Could the lines from the start of the data through the line with "plt.rcParams['font.family'] = ['Liberation" be set down exactly, with no pictures among them?

——————————

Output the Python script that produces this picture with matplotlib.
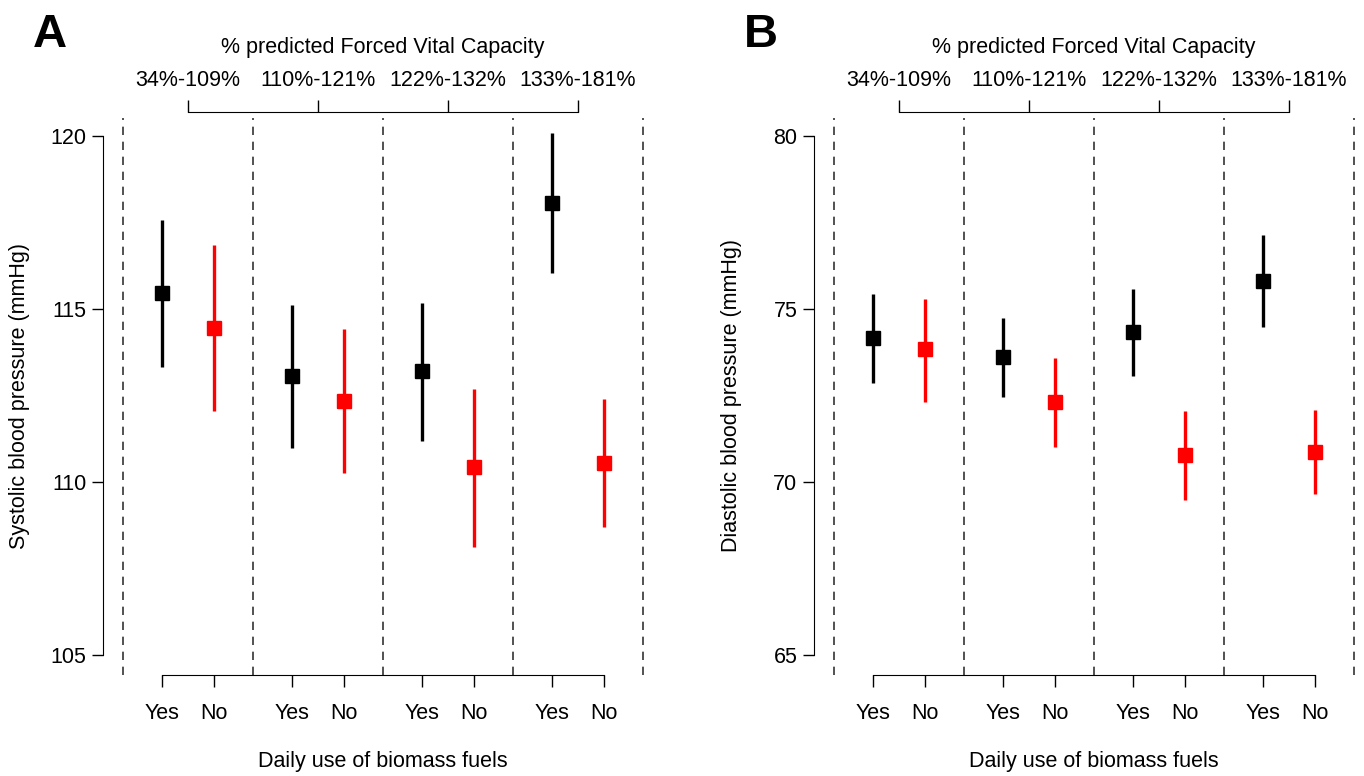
import numpy as np
import matplotlib
matplotlib.use("Agg")
import matplotlib.pyplot as plt

plt.rcParams['font.family'] = ['Liberation Sans', 'DejaVu Sans']

fvc_groups = ["34%-109%", "110%-121%", "122%-132%", "133%-181%"]
biomass_labels = ["Yes", "No"]

# panel A: systolic blood pressure (mean, lower CI, upper CI)
sbp_yes = [115.45, 113.07, 113.21, 118.05]
sbp_yes_lo = [113.31, 110.99, 111.19, 116.04]
sbp_yes_hi = [117.57, 115.11, 115.17, 120.08]
sbp_no = [114.46, 112.34, 110.43, 110.56]
sbp_no_lo = [112.05, 110.27, 108.12, 108.69]
sbp_no_hi = [116.85, 114.41, 112.70, 112.41]

# panel B: diastolic blood pressure
dbp_yes = [74.15, 73.61, 74.34, 75.82]
dbp_yes_lo = [72.85, 72.47, 73.06, 74.49]
dbp_yes_hi = [75.43, 74.75, 75.58, 77.15]
dbp_no = [73.83, 72.30, 70.77, 70.87]
dbp_no_lo = [72.32, 71.02, 69.48, 69.64]
dbp_no_hi = [75.29, 73.57, 72.04, 72.08]

W, H = 1364, 776
FS = 15.5


def panel(left_px, yes, yes_lo, yes_hi, no, no_lo, no_hi, yticks, ylabel, letter):
    fig = plt.gcf()
    ax = fig.add_axes([left_px / W, (H - 675) / H, 520 / W, 557 / H])
    step = 2.5
    xyes = np.arange(len(yes)) * step + 1
    xno = xyes + 1
    centers = xyes + 0.5
    dividers = np.append(xyes - 0.75, xno[-1] + 0.75)

    y0, y1 = yticks[0], yticks[-1]
    ppu = 519 / (y1 - y0)
    ax.set_ylim(y0 - 20 / ppu, y1 + 18 / ppu)
    ax.set_xlim(dividers[0], dividers[-1])

    for d in dividers:
        ax.axvline(d, color='#333333', lw=1.2, ls=(0, (5, 4)), clip_on=False)

    for x, m, lo, hi, col in [(xyes, yes, yes_lo, yes_hi, 'black'), (xno, no, no_lo, no_hi, '#ff0000')]:
        m = np.array(m)
        ax.errorbar(x, m, yerr=[m - np.array(lo), np.array(hi) - m], fmt='s', color=col,
                    ms=10, elinewidth=2.4, capsize=0, zorder=3)

    for s in ['top', 'right']:
        ax.spines[s].set_visible(False)
    ax.spines['left'].set_position(('outward', 14.4))
    ax.spines['left'].set_bounds(y0, y1)
    ax.spines['bottom'].set_bounds(xyes[0], xno[-1])
    ax.set_yticks(yticks)
    ax.set_yticklabels([str(t) for t in yticks], fontsize=FS)
    ticks = np.sort(np.concatenate([xyes, xno]))
    ax.set_xticks(ticks)
    ax.set_xticklabels(biomass_labels * len(yes), fontsize=FS)
    ax.tick_params(axis='y', length=8, width=1, pad=4)
    ax.tick_params(axis='x', length=8.5, width=1, pad=12)

    top = ax.twiny()
    top.set_xlim(ax.get_xlim())
    for s in ['bottom', 'left', 'right']:
        top.spines[s].set_visible(False)
    top.spines['top'].set_position(('outward', 4))
    top.spines['top'].set_bounds(centers[0], centers[-1])
    top.set_xticks(centers)
    top.set_xticklabels(fvc_groups, fontsize=FS)
    top.tick_params(axis='x', length=8.5, width=1, pad=7)

    mid = (left_px + 260) / W
    fig.text(mid, 1 - 47 / H, "% predicted Forced Vital Capacity", fontsize=FS,
             ha='center', va='center')
    fig.text(mid, 1 - 762 / H, "Daily use of biomass fuels", fontsize=FS,
             ha='center', va='center')
    fig.text((left_px - 103) / W, 1 - 396 / H, ylabel, fontsize=FS, rotation=90,
             ha='center', va='center')
    fig.text((left_px - 73) / W, 1 - 35 / H, letter, fontsize=34, fontweight='bold',
             ha='center', va='center')


fig = plt.figure(figsize=(W / 100, H / 100), dpi=100)
panel(123, sbp_yes, sbp_yes_lo, sbp_yes_hi, sbp_no, sbp_no_lo, sbp_no_hi,
      [105, 110, 115, 120], "Systolic blood pressure (mmHg)", "A")
panel(834, dbp_yes, dbp_yes_lo, dbp_yes_hi, dbp_no, dbp_no_lo, dbp_no_hi,
      [65, 70, 75, 80], "Diastolic blood pressure (mmHg)", "B")

fig.savefig("out.png", dpi=100)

——————————

→ Output of the exercise
Output the Python script that produces this picture with matplotlib.
import numpy as np
import matplotlib
matplotlib.use("Agg")
import matplotlib.pyplot as plt

plt.rcParams['font.family'] = ['Liberation Sans', 'DejaVu Sans']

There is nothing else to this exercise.